The principal aims of this study were the convolutional training of the Holo360 SRGAN network, improving the basis to sustain SR applications, and initiating an increase in Holo360 image and video applications. Given the 360° SRGAN convolutional inference and Experimental Test 3, future research should employ the GIMP software to increase definition. A video processing mean filter could be added to the core program to calculate the average median filter, or media filters could soften high image sharpness to enhance the smoothing process. Screening yielded unnecessary noise and could increase image precision. The degrees of sharpness and noise would thus decrease, thereby smoothing the image.

These research results can provide a reference for 360° equirectangular and SRGAN applications as well as for SR-related research and product development on VR using 360° videos or images.

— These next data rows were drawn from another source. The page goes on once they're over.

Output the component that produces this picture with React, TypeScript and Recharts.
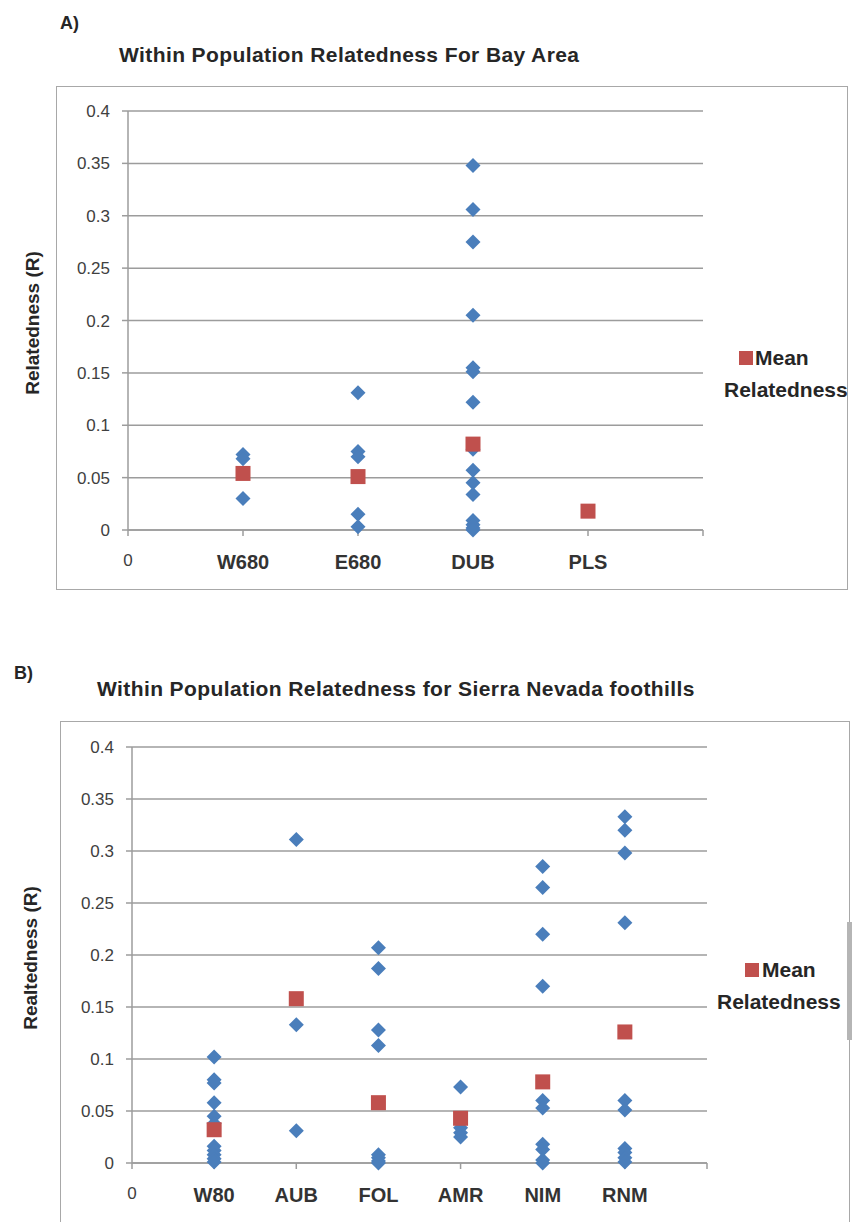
import React from 'react';
import { ScatterChart, Scatter, XAxis, YAxis, CartesianGrid } from 'recharts';

// Panel A: Bay Area
const bayCategories = ['W680', 'E680', 'DUB', 'PLS'];
const bayValues = [
  [0.072, 0.068, 0.030],
  [0.131, 0.075, 0.070, 0.015, 0.003],
  [0.348, 0.306, 0.275, 0.205, 0.155, 0.151, 0.122, 0.077, 0.057, 0.045, 0.034, 0.009, 0.005, 0.002, 0.0],
  []
];
const bayMeans = [0.054, 0.051, 0.082, 0.018];

// Panel B: Sierra Nevada foothills
const sierraCategories = ['W80', 'AUB', 'FOL', 'AMR', 'NIM', 'RNM'];
const sierraValues = [
  [0.102, 0.080, 0.077, 0.058, 0.045, 0.038, 0.016, 0.012, 0.008, 0.004, 0.001],
  [0.311, 0.133, 0.031],
  [0.207, 0.187, 0.128, 0.113, 0.008, 0.005, 0.002, 0.0],
  [0.073, 0.034, 0.029, 0.025],
  [0.285, 0.265, 0.220, 0.170, 0.060, 0.053, 0.018, 0.013, 0.003, 0.0],
  [0.333, 0.320, 0.298, 0.231, 0.060, 0.051, 0.014, 0.010, 0.005, 0.001]
];
const sierraMeans = [0.032, 0.158, 0.058, 0.043, 0.078, 0.126];

const yTicks = [0, 0.05, 0.1, 0.15, 0.2, 0.25, 0.3, 0.35, 0.4];

const BLUE = '#4A7EBB';
const RED = '#C0504D';
const GRID = '#9c9c9c';
const FONT = "'Liberation Sans', Arial, sans-serif";

const toPoints = (values: number[][]) =>
  values.flatMap((vals, i) => vals.map((v) => ({ x: i + 1, y: v })));
const toMeans = (means: number[]) => means.map((v, i) => ({ x: i + 1, y: v }));

const Diamond = (props: any) => {
  const { cx, cy } = props;
  const r = 7.5;
  return <path d={`M${cx},${cy - r}L${cx + r},${cy}L${cx},${cy + r}L${cx - r},${cy}Z`} fill={BLUE} />;
};

const Square = (props: any) => {
  const { cx, cy } = props;
  const s = 15;
  return <rect x={cx - s / 2} y={cy - s / 2} width={s} height={s} fill={RED} />;
};

function makeXTick(labels: string[]) {
  return (props: any) => {
    const { x, y, payload } = props;
    const label = labels[payload.value] ?? '';
    const isZero = payload.value === 0;
    return (
      <text
        x={x}
        y={y}
        dy={isZero ? 28 : 31}
        textAnchor="middle"
        fontFamily={FONT}
        fontSize={isZero ? 17 : 20}
        fontWeight={isZero ? 400 : 700}
        fill={isZero ? '#404040' : '#333'}>
        {label}
      </text>);
  };
}

function Panel({
  categories, values, means, top, height, plotLeft, plotRight, plotTop, plotBottom
}: any) {
  const n = categories.length + 1;
  const xTicks = Array.from({ length: n + 1 }, (_, i) => i);
  const xLabels = ['0', ...categories, ''];
  const yAxisWidth = 60;
  const xAxisHeight = 50;
  return (
    <div style={{ position: 'absolute', left: 0, top, width: 854, height }}>
      <ScatterChart
        width={854}
        height={height}
        margin={{
          top: plotTop,
          left: plotLeft - yAxisWidth,
          right: 854 - plotRight,
          bottom: height - plotBottom - xAxisHeight
        }}>
        <CartesianGrid vertical={false} stroke={GRID} strokeWidth={1.5} />
        <XAxis
          type="number"
          dataKey="x"
          domain={[0, n]}
          ticks={xTicks}
          interval={0}
          height={xAxisHeight}
          tickSize={6}
          stroke={GRID}
          strokeWidth={1.5}
          tick={makeXTick(xLabels)} />
        <YAxis
          type="number"
          dataKey="y"
          domain={[0, 0.4]}
          ticks={yTicks}
          interval={0}
          width={yAxisWidth}
          tickSize={6}
          tickMargin={12}
          stroke={GRID}
          strokeWidth={1.5}
          tick={{ fill: '#404040', fontSize: 17, fontFamily: FONT }} />
        <Scatter data={toPoints(values)} shape={<Diamond />} isAnimationActive={false} />
        <Scatter data={toMeans(means)} shape={<Square />} isAnimationActive={false} />
      </ScatterChart>
    </div>);
}

const text = (style: React.CSSProperties, content: string) =>
  <div style={{ position: 'absolute', fontFamily: FONT, whiteSpace: 'nowrap', color: '#262626', lineHeight: '24px', ...style }}>{content}</div>;

export default function App() {
  return (
    <div style={{ position: 'absolute', left: 0, top: 0, width: 854, height: 1222, background: '#fff', overflow: 'hidden' }}>
      {/* frames */}
      <div style={{ position: 'absolute', left: 56, top: 86, width: 790, height: 502, border: '1.5px solid #a8a8a8' }} />
      <div style={{ position: 'absolute', left: 60, top: 721, width: 788, height: 520, border: '1.5px solid #a8a8a8' }} />
      <div style={{ position: 'absolute', left: 847, top: 922, width: 5, height: 118, background: '#b5b5b5' }} />

      {text({ left: 60, top: 11, fontSize: 18, fontWeight: 700 }, 'A)')}
      {text({ left: 119, top: 43, fontSize: 21, fontWeight: 700, letterSpacing: 0.4 }, 'Within Population Relatedness For Bay Area')}
      {text({ left: 14, top: 661, fontSize: 18, fontWeight: 700 }, 'B)')}
      {text({ left: 97, top: 677, fontSize: 21, fontWeight: 700, letterSpacing: 0.4 }, 'Within Population Relatedness for Sierra Nevada foothills')}

      <Panel categories={bayCategories} values={bayValues} means={bayMeans}
        top={0} height={600} plotLeft={128} plotRight={703} plotTop={111} plotBottom={530} />
      <Panel categories={sierraCategories} values={sierraValues} means={sierraMeans}
        top={600} height={622} plotLeft={132} plotRight={707} plotTop={147} plotBottom={563} />

      {/* y-axis titles */}
      {text({ left: 33, top: 323, fontSize: 19, fontWeight: 700, transform: 'translate(-50%, -50%) rotate(-90deg)' }, 'Relatedness (R)')}
      {text({ left: 31, top: 958, fontSize: 19, fontWeight: 700, transform: 'translate(-50%, -50%) rotate(-90deg)' }, 'Realtedness (R)')}

      {/* legends */}
      <div style={{ position: 'absolute', left: 739, top: 351, width: 14, height: 14, background: RED }} />
      {text({ left: 755, top: 346, fontSize: 21, fontWeight: 700 }, 'Mean')}
      {text({ left: 724, top: 378, fontSize: 21, fontWeight: 700 }, 'Relatedness')}
      <div style={{ position: 'absolute', left: 745, top: 963, width: 14, height: 14, background: RED }} />
      {text({ left: 762, top: 958, fontSize: 21, fontWeight: 700 }, 'Mean')}
      {text({ left: 717, top: 990, fontSize: 21, fontWeight: 700 }, 'Relatedness')}
    </div>);
}
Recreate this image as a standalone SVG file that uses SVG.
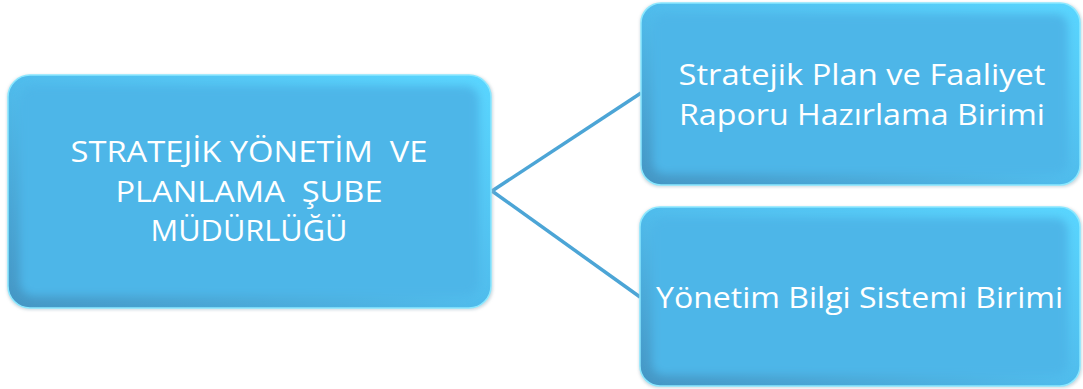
<svg xmlns="http://www.w3.org/2000/svg" width="1083" height="389" viewBox="0 0 1083 389">
  <defs>
    <linearGradient id="edge" x1="1" y1="0" x2="0" y2="1">
      <stop offset="0" stop-color="#5AD6FF"/>
      <stop offset="0.5" stop-color="#50BCEC"/>
      <stop offset="1" stop-color="#4596C4"/>
    </linearGradient>
    <filter id="soft" x="-10%" y="-10%" width="120%" height="120%">
      <feGaussianBlur stdDeviation="4"/>
    </filter>
    <filter id="shadow" x="-5%" y="-5%" width="110%" height="110%">
      <feGaussianBlur stdDeviation="1.5"/>
    </filter>
  </defs>
  <style>
    .shadow { fill: #9fb6c2; opacity: 0.5; }
    .outer { fill: url(#edge); stroke: #8BE8FF; stroke-width: 1.5; }
    .inner { fill: #4DB6E8; }
    .label { font-family: "Open Sans", "Noto Sans", sans-serif; font-size: 30px; fill: #FFFFFF; text-anchor: middle; white-space: pre; }
    .conn { stroke: #4CA5D6; stroke-width: 3.5; fill: none; }
  </style>
  <rect width="1083" height="389" fill="#FFFFFF"/>
  <g id="connectors">
    <line class="conn" x1="492" y1="191" x2="641" y2="93"/>
    <line class="conn" x1="492" y1="191" x2="640" y2="297"/>
  </g>
  <g id="node-main">
    <rect class="shadow" x="7" y="75" width="486" height="235" rx="22" filter="url(#shadow)"/>
    <rect class="outer" x="8" y="75" width="483" height="233" rx="22"/>
    <rect class="inner" x="20" y="86" width="459" height="210" rx="14" filter="url(#soft)"/>
    <text class="label" x="249" y="162" textLength="357" lengthAdjust="spacingAndGlyphs" xml:space="preserve">STRATEJİK YÖNETİM  VE</text>
    <text class="label" x="249" y="202" textLength="267" lengthAdjust="spacingAndGlyphs" xml:space="preserve">PLANLAMA  ŞUBE</text>
    <text class="label" x="249" y="241" textLength="197" lengthAdjust="spacingAndGlyphs">MÜDÜRLÜĞÜ</text>
  </g>
  <g id="node-plan">
    <rect class="shadow" x="640" y="3" width="442" height="184" rx="20" filter="url(#shadow)"/>
    <rect class="outer" x="641" y="3" width="439" height="182" rx="20"/>
    <rect class="inner" x="653" y="14" width="415" height="160" rx="12" filter="url(#soft)"/>
    <text class="label" x="862" y="85" textLength="367" lengthAdjust="spacingAndGlyphs">Stratejik Plan ve Faaliyet</text>
    <text class="label" x="862" y="125" textLength="366" lengthAdjust="spacingAndGlyphs">Raporu Hazırlama Birimi</text>
  </g>
  <g id="node-ybs">
    <rect class="shadow" x="639" y="207" width="443" height="181" rx="20" filter="url(#shadow)"/>
    <rect class="outer" x="640" y="207" width="440" height="179" rx="20"/>
    <rect class="inner" x="652" y="218" width="416" height="157" rx="12" filter="url(#soft)"/>
    <text class="label" x="859.5" y="308" textLength="407" lengthAdjust="spacingAndGlyphs">Yönetim Bilgi Sistemi Birimi</text>
  </g>
</svg>
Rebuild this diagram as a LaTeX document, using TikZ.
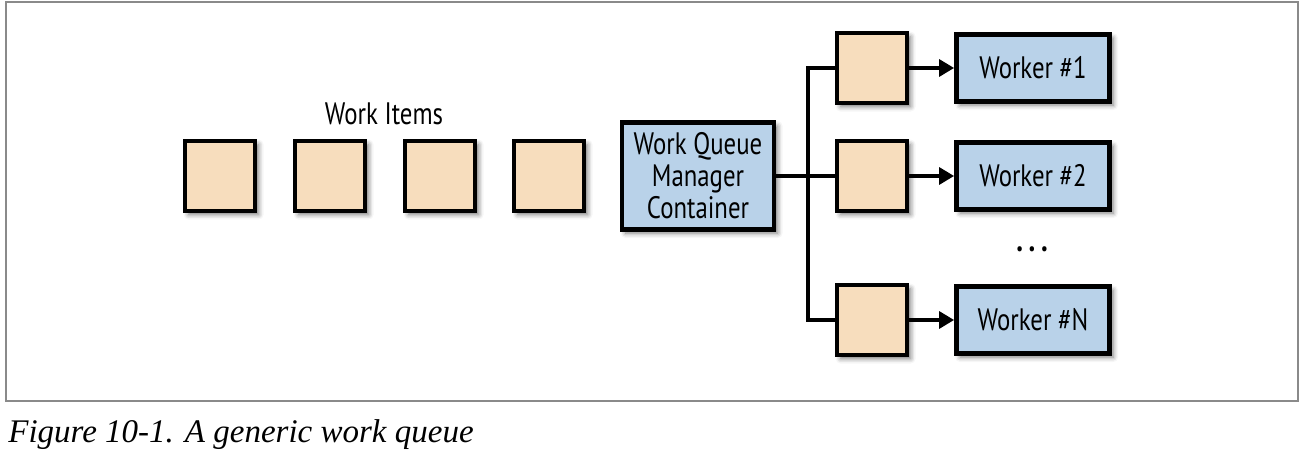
\documentclass[tikz,border=0pt]{standalone}
\usepackage{fontspec}
\setmainfont{Liberation Serif}
\setsansfont{PT Sans}[FakeStretch=0.8]
\usetikzlibrary{arrows.meta,shadows.blur}
\definecolor{peachish}{HTML}{F7DDBD}
\definecolor{blueish}{HTML}{B9D2E9}
\definecolor{frameish}{HTML}{8A8A8A}

\begin{document}
\begin{tikzpicture}[x=0.5pt,y=-0.5pt,
    shade/.style={blur shadow={shadow xshift=1.8pt,shadow yshift=-1.8pt,shadow blur radius=2.5pt,shadow opacity=55}},
    item/.style={draw,line width=2.4pt,fill=peachish,minimum size=35pt,shade},
    box/.style={draw,line width=2.4pt,fill=blueish,align=center,shade,
        font=\sffamily\fontsize{15.5}{16}\selectfont},
    link/.style={line width=1.6pt},
    arr/.style={link,-{Triangle[length=7.5pt,width=8.5pt]}}]
        \useasboundingbox (0,0) rectangle (1306,474);
        \draw[frameish,line width=1pt] (6,2) rectangle (1298,401);
        % work items
        \node[item] (w1) at (220,176) {};
        \node[item] (w2) at (330,176) {};
        \node[item] (w3) at (440,176) {};
        \node[item] (w4) at (549,176) {};
        \node[font=\sffamily\fontsize{15.5}{16}\selectfont] (witems) at (384,114) {Work Items};
        % manager
        \node[box,minimum width=76pt,minimum height=53.5pt] (mgr) at (698,176) {Work Queue\\Manager\\Container};
        % queues and workers
        \node[item] (q1) at (872,68) {};
        \node[item] (q2) at (872,176) {};
        \node[item] (qn) at (872,320) {};
        \node[box,minimum width=76.5pt,minimum height=33.5pt] (wk1) at (1033,68) {Worker \#1};
        \node[box,minimum width=76.5pt,minimum height=33.5pt] (wk2) at (1033,176) {Worker \#2};
        \node[box,minimum width=76.5pt,minimum height=33.5pt] (wkn) at (1033,320) {Worker \#N};
        \node[font=\sffamily\bfseries\fontsize{17}{18}\selectfont] (dots) at (1032,249) {.\,.\,.};
        \coordinate (fork) at (808,176);
        \draw[link] (mgr) -- (q2);
        \draw[link] (q1.west) -| (fork) |- (qn.west);
        \draw[arr] (q1) -- (wk1);
        \draw[arr] (q2) -- (wk2);
        \draw[arr] (qn) -- (wkn);
        % caption
        \node[anchor=base west,inner sep=0pt,font=\itshape\fontsize{16.5}{18}\selectfont] (cap) at (8,443) {Figure 10-1. A generic work queue};
    \end{tikzpicture}
\end{document}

Finally, the possible effects of research restrictions on the results are as follows: 1. UWP VR browser presentation used a spherical panorama without further exploration of a special type browsing presentation. 2. This study was technology-oriented and did not explore user testing and perception. 3. The browsing model of this study did not explore six DOF actual viewing perception. 4. Without eliminating zenith, nadir, or stitch lines, only the camera’s software was used to solve the seam line problem.